Nyhet —
Building Foundational Knowledge of the Central Arctic Ocean Ecosystem
For the past 10 years, the Working Group on the Integrated Ecosystem Assessment of the Central Arctic Ocean (WGICA) has been dedicated to synthesizing knowledge on the Central Arctic Ocean (CAO) ecosystem. This is a joint working group under the umbrella of the International Council for the Exploration of the Seas (ICES, the North Pacific Marine Science Organization (PICES), and the Arctic Council working group on the Protection of the Arctic Marine Environment (PAME). The group is composed of researchers from Denmark, Sweden, Norway, Germany, Netherlands, Japan, USA and Canada with expertise in physics, biogeochemistry, human activities, and the ecology of species from the surface to the seafloor. WGICA draws on knowledge from other ICES and Arctic Council working groups and contributes to many international initiatives including the Central Arctic Ocean Fisheries Agreement, OSPAR, and WWF.
Figure 1: The CAO area covered by WGICA including the CAO Large Marine Ecosystem and High Seas area adjacent to the exclusive economic zones of the USA, Canada, Greenland (Kingdom of Denmark), Norway and Russia.
In recent years, this working group has published a series of reports on the CAO ecosystem including a description of the overall ecosystem (http://doi.org/10.17895/ices.pub.8007), a climate assessment report (https://doi.org/10.17895/ices.pub.31898674), and a description of human activities, pressures and vulnerabilities (https://doi.org/10.17895/ices.pub.30540437).
For the report on human activities, WGICA experts collated available data on 11 pressures identified from ship traffic (shipping, military, tourism and science activities) and from global sources outside the CAO (i.e. introductions of non-indigenous species, contaminants, marine litter). A formal scoring exercise was then conducted for each ecosystem component (microbes, primary producers, sea ice fauna, benthos, fish, seabirds, and marine mammals) in which the exposure and vulnerability to these pressures were assessed. A manuscript detailing the methods and results is currently under review.
The status of knowledge of the climate and human pressures in the CAO were summarized in an infographic and used to communicate the findings and to a wide range of stakeholders and policy makers.
Figure 2. Infographic summarizing the state of climatic change and human pressures on components of the CAO ecosystem.
After significant efforts toward these products in the past decade, WGICA has identified priorities of activities during 2026-2028 which include:
- Mapping vulnerable and fragile species, communities and habitats in the CAO (in sea ice, pelagic and seabed)

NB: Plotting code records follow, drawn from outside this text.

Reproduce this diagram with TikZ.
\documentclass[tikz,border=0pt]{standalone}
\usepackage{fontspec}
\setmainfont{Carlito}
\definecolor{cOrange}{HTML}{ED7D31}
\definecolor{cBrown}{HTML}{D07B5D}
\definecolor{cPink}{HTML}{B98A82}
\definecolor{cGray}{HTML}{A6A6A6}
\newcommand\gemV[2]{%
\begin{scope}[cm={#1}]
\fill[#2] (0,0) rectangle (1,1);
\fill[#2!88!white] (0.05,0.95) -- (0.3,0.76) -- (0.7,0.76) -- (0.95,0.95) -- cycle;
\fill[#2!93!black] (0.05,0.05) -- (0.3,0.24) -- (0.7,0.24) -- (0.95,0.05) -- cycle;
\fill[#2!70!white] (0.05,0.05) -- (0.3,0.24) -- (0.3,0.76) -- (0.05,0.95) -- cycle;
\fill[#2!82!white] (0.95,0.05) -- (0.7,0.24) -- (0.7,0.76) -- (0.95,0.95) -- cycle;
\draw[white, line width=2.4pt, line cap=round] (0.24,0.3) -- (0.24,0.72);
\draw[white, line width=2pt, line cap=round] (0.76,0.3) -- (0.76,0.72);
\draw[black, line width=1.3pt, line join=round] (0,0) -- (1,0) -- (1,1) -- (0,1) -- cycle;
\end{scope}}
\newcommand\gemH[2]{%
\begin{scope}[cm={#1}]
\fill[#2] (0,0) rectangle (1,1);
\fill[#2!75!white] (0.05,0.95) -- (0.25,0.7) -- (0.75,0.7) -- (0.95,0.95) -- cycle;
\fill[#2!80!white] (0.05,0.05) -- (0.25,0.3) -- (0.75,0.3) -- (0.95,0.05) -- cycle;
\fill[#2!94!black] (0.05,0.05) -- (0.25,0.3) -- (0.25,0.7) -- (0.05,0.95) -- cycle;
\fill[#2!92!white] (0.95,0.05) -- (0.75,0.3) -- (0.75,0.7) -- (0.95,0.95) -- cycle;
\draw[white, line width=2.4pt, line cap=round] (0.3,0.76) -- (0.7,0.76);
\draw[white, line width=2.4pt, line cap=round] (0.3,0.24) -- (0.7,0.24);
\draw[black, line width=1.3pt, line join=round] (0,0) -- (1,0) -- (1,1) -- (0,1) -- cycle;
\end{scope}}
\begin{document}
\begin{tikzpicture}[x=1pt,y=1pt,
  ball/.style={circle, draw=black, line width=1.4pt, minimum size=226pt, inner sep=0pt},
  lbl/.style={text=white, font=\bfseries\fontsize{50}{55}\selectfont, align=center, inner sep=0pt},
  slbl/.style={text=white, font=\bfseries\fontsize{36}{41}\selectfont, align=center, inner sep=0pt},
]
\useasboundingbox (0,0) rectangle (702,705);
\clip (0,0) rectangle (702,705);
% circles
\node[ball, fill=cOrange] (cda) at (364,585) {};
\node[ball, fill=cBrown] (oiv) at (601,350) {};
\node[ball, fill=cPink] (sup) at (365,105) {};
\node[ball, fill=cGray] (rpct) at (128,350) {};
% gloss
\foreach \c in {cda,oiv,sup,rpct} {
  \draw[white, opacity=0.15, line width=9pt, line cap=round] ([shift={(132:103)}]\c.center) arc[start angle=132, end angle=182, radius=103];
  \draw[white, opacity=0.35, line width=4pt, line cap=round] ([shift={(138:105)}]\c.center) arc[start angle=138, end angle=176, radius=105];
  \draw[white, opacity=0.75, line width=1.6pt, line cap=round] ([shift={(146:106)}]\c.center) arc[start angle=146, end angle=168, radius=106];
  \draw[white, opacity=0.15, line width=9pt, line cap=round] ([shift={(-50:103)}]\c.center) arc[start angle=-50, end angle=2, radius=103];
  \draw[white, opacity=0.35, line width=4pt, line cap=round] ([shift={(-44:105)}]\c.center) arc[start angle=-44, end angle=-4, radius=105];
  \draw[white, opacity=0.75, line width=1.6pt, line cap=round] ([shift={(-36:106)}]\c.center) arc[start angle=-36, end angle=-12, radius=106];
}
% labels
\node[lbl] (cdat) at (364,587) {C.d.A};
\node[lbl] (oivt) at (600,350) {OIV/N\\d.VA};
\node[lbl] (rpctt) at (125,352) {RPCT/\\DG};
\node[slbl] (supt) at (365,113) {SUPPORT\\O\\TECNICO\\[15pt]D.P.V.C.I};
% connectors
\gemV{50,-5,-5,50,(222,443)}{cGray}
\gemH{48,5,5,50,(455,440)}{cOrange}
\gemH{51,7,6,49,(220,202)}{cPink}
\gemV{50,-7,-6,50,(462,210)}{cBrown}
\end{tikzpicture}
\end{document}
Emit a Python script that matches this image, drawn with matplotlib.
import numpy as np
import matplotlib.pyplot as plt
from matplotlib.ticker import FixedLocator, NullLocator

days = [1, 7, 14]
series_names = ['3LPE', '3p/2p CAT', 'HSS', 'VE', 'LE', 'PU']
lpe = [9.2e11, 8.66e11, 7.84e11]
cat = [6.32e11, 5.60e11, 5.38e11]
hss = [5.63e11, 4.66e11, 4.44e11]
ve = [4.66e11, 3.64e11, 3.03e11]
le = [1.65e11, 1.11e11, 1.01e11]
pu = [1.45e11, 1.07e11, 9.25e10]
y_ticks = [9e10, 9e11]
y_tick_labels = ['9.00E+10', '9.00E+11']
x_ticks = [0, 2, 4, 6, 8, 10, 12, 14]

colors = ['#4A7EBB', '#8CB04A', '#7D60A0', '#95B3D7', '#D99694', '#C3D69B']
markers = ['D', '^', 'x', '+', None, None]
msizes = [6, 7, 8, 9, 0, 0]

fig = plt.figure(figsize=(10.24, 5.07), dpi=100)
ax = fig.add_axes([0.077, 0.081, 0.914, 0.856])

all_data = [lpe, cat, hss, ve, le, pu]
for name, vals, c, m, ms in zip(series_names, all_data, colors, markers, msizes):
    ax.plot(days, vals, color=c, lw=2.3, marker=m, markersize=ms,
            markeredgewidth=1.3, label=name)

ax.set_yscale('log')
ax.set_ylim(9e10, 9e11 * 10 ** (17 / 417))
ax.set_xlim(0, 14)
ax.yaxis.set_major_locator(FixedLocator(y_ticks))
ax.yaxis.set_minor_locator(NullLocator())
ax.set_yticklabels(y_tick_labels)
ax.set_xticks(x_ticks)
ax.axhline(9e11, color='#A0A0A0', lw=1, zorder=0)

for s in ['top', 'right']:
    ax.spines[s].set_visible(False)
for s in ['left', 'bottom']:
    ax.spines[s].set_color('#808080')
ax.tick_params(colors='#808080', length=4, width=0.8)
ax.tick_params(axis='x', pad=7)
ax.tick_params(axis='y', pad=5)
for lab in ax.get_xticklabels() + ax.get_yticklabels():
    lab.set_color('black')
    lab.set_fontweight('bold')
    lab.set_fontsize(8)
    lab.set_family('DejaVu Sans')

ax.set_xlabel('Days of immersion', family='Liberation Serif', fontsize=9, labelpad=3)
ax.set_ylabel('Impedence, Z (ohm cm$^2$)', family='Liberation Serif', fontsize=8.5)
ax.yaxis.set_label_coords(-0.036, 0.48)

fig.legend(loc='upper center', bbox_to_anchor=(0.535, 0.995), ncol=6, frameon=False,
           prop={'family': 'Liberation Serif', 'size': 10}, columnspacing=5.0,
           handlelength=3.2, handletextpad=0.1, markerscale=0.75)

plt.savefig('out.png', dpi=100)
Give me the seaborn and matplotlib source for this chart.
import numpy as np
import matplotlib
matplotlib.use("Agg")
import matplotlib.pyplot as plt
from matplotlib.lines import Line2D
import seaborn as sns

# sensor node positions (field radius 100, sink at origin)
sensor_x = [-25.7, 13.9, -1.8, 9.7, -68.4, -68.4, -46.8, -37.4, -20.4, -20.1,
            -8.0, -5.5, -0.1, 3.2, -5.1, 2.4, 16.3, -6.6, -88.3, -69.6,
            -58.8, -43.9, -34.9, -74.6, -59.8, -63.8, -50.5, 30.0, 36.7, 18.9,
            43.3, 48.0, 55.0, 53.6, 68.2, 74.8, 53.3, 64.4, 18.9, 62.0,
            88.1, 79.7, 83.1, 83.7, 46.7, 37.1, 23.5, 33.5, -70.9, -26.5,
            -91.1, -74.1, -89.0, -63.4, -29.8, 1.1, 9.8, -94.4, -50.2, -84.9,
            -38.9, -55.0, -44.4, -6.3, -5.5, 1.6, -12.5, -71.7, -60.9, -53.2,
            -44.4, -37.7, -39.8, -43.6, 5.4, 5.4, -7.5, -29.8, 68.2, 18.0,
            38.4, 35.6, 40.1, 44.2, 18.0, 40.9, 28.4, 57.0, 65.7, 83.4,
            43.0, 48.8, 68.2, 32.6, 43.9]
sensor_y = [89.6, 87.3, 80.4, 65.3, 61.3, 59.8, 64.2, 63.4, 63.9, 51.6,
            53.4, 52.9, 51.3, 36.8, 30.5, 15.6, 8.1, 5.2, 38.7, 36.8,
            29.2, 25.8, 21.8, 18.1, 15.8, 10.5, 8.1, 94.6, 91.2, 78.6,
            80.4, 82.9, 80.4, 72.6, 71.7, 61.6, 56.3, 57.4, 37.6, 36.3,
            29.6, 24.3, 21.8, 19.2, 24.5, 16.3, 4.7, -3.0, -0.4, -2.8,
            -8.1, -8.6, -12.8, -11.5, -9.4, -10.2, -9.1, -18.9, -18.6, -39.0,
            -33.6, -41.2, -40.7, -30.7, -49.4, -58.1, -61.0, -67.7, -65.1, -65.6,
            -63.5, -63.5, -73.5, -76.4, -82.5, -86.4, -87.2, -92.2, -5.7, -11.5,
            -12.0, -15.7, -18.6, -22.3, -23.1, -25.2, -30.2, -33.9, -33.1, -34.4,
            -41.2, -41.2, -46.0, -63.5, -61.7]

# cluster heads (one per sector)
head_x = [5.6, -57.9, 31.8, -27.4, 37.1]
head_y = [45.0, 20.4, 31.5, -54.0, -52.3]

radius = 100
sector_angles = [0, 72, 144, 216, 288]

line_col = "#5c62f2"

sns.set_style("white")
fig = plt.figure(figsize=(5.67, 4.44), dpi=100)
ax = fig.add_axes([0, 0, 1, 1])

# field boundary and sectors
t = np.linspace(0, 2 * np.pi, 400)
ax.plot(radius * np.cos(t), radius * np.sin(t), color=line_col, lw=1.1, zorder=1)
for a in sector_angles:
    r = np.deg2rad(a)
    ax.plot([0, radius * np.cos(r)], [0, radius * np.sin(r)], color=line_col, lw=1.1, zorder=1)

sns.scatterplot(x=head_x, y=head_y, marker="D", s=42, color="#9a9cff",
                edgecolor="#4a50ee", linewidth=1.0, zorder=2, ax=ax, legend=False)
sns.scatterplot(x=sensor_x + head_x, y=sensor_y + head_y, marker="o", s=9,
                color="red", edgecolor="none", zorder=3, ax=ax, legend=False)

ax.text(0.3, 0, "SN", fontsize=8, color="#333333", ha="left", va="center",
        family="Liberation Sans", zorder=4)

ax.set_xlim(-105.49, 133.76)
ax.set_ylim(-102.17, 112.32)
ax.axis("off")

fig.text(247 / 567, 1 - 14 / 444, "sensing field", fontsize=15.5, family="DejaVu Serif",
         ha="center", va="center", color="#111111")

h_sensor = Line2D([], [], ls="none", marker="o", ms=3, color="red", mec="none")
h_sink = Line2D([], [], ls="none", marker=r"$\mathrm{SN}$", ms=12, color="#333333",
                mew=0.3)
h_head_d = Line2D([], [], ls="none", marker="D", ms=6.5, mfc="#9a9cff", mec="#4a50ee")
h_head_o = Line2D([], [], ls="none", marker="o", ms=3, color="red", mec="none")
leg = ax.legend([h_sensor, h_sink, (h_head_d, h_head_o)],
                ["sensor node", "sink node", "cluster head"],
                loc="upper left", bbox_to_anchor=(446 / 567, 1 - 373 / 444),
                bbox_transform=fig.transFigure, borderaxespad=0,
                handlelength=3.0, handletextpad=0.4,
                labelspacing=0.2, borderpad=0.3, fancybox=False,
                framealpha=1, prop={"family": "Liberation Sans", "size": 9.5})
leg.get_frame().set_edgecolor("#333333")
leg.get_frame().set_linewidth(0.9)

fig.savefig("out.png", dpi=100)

- Mapping climate and environmental change and establishment of commercial fishing in CAO
- Mapping pressures from human activities - exploratory fishing and shipping
- Cumulative/interactive effects of pressures on vulnerable species and habitats
There are several CAO research activities that Akvaplan-niva is involved in including the Fram Centre program SUDARCO, Polhavet 2050, many individual research projects, and participation in expert groups like WGICA. Akvaplan-niva researcher, Amanda Ziegler, has been a member of WGICA since 2022 and co-led the chapter on benthos along with colleagues from other institutes in Norway and the United States for the human activities/vulnerabilities report. She has also contributed to the vulnerability assessment. In the next phase of WGICA, Amanda will be involved in the work relevant to mapping of vulnerable species and ecosystems and cumulative effects.